Ammuqa (also transliterated 'Amuqa and Amuka) was a Palestinian village, located five kilometres northeast of Safed.

In the late 19th century, Ammuqa was one of several villages resettled by Algerian migrants under the auspices of the Ottoman Empire.

Ammuqa was depopulated by Israeli forces in May 1948.

==History==
Known locally for its seven springs, Ammuqa also enjoyed renown as the site of the sepulchre of Jonathan ben Uzziel. Rabbi Samuel ben Samson, who travelled to Palestine in 1210, writes that the site was marked by "a great tree" where the local Muslim population made vows "to his glory" and gave votive offerings of oil and light.

===Ottoman era===
In 1517, Ammuqa was incorporated into the Ottoman Empire, and by 1596 tax-records it was under the administration of the nahiyah ("subdistrict") of Jira, part of Safad Sanjak, with a population of 65 households and 6 bachelors; an estimated 391 persons, all Muslim.
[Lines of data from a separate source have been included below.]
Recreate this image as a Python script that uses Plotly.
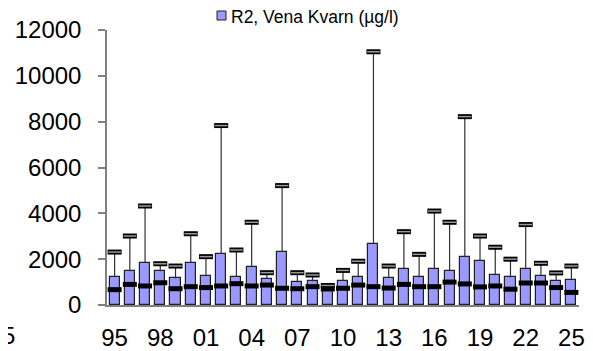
import plotly.graph_objects as go

# R2, Vena Kvarn - yearly values (µg/l)
years = list(range(1995, 2026))
mean_vals = [1240, 1470, 1850, 1470, 1160, 1850, 1270, 2230, 1240, 1650,
             1150, 2330, 990, 1030, 820, 1060, 1210, 2660, 1190, 1560,
             1210, 1560, 1500, 2080, 1920, 1300, 1210, 1590, 1250, 1050, 1090]
median_vals = [670, 900, 830, 970, 710, 800, 760, 830, 930, 830,
               870, 730, 710, 800, 700, 730, 870, 800, 740, 900,
               800, 800, 1000, 920, 790, 830, 690, 960, 960, 760, 550]
max_vals = [2310, 3010, 4320, 1800, 1700, 3110, 2110, 7830, 2400, 3610,
            1410, 5210, 1410, 1310, 850, 1510, 1910, 11050, 1700, 3200,
            2210, 4100, 3610, 8220, 3010, 2520, 2000, 3510, 1820, 1400, 1700]

tick_years = list(range(1995, 2026, 3))
tick_text = [f"{y % 100:02d}" for y in tick_years]

font = "Arial, Liberation Sans, sans-serif"

fig = go.Figure()

fig.add_trace(go.Bar(
    x=years, y=mean_vals, width=0.66,
    marker=dict(color="#9999FF", line=dict(color="#202020", width=1.2)),
    error_y=dict(type="data", symmetric=False,
                 array=[m - b for m, b in zip(max_vals, mean_vals)],
                 arrayminus=[0] * len(years),
                 width=0, thickness=1.2, color="#303030"),
    showlegend=False,
))

# max markers: black outlined dash with grey centre
fig.add_trace(go.Scatter(
    x=years, y=max_vals, mode="markers",
    marker=dict(symbol="line-ew", size=10, line=dict(color="black", width=5)),
    showlegend=False, hoverinfo="skip",
))
fig.add_trace(go.Scatter(
    x=years, y=max_vals, mode="markers",
    marker=dict(symbol="line-ew", size=9, line=dict(color="#9a9a9a", width=1.5)),
    showlegend=False, hoverinfo="skip",
))

# median markers: thick black dash
fig.add_trace(go.Scatter(
    x=years, y=median_vals, mode="markers",
    marker=dict(symbol="line-ew", size=10, line=dict(color="black", width=5)),
    showlegend=False, hoverinfo="skip",
))

# page has an 8px body margin, so the figure is sized/offset to compensate
fig.update_layout(
    width=585, height=343,
    margin=dict(l=99, r=14, t=22, b=46, autoexpand=False),
    paper_bgcolor="white", plot_bgcolor="white",
    font=dict(family=font, color="black", size=24),
    bargap=0,
    xaxis=dict(range=[1994.5, 2025.5], tickvals=tick_years, ticktext=tick_text,
               showline=True, linecolor="#808080", linewidth=1.5,
               showgrid=False, zeroline=False, ticks="", automargin=False,
               ticklabelstandoff=10, tickfont=dict(size=24)),
    yaxis=dict(range=[0, 12000], dtick=2000, tickformat="d", showline=True,
               linecolor="#808080", linewidth=1.5, showgrid=False,
               zeroline=False, ticks="outside", ticklen=7, tickcolor="#808080",
               tickwidth=1.5, ticklabelstandoff=12, automargin=False,
               tickfont=dict(size=24)),
    shapes=[dict(type="rect", xref="paper", yref="paper",
                 x0=(217 - 107) / 472, x1=(226 - 107) / 472,
                 y0=(305 - 20) / 275, y1=(305 - 11) / 275,
                 fillcolor="#9999FF", line=dict(color="#202020", width=1))],
    annotations=[
        dict(text="R2, Vena Kvarn (µg/l)", xref="paper", yref="paper",
             x=(229 - 107) / 472, y=(305 - 17) / 275, xanchor="left",
             yanchor="middle", showarrow=False, font=dict(size=17.5)),
        dict(text="5", xref="paper", yref="paper",
             x=(17 - 107) / 472, y=(305 - 335) / 275, xanchor="right",
             yanchor="middle", showarrow=False, font=dict(size=24)),
    ],
)

fig.write_html("out.html")
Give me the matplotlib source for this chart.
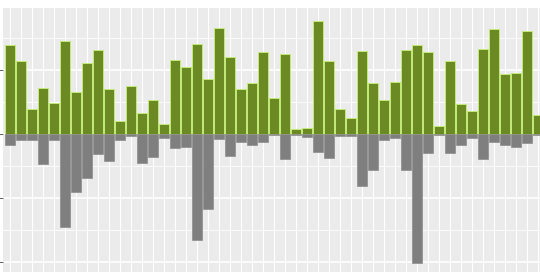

They paid taxes on wheat, barley, olives, beehives, vineyards, and goats; a total revenue of 5,585 akçe. 1/12 of the revenue went to a Muslim charitable endowment.

In the second half of the 19th century Algerian followers of Abdelkader El Djezairi have been defeated by the French in Algeria, and sought refuge in another part of the Ottoman Empire. They were given lands in various locations in Ottoman Syria, including Ammuqa, and the close-by Dayshum, Marus, Al-Husayniyya and Tulayl. The inhabitants belonged to the tribe of Awlad bu Alwarath, from Dellys, Algeria.

===British Mandate era===
In the 1922 census of Palestine conducted by the British Mandate authorities, Amuqa had a population of 114, all Muslims, decreasing slightly in the 1931 census to 108, still all Muslims, in a total of 17 houses.

By the 1944/45 statistics, the village had a population of 140 Muslims with a total land area of 2,574 dunams. Of this, a total of 1,164 dunums of land was used for cereals; 195 dunums were irrigated or used for orchards, while 30 dunams were classified as built-up (or Urban) area.

===1948, aftermath===
During the 1948 Arab–Israeli War, on the 24 May 1948, Ammuqa was assaulted by the Palmach's First Battalion, headed by Yigal Allon. Following the "systematic" destruction of the villages in the Hula Valley, Ammuqa was evacuated.

In 1980 Amuka was established on village land; about 1 km southeast of the village site.

In 1992 the village site was described: "Nothing remains of the village but the rubble of houses; the site is overgrown with cactuses and eucalyptus, fig, and olive trees. Much of the land around the site is wooded, and some parts are cultivated by the settlement of 'Ammuqa".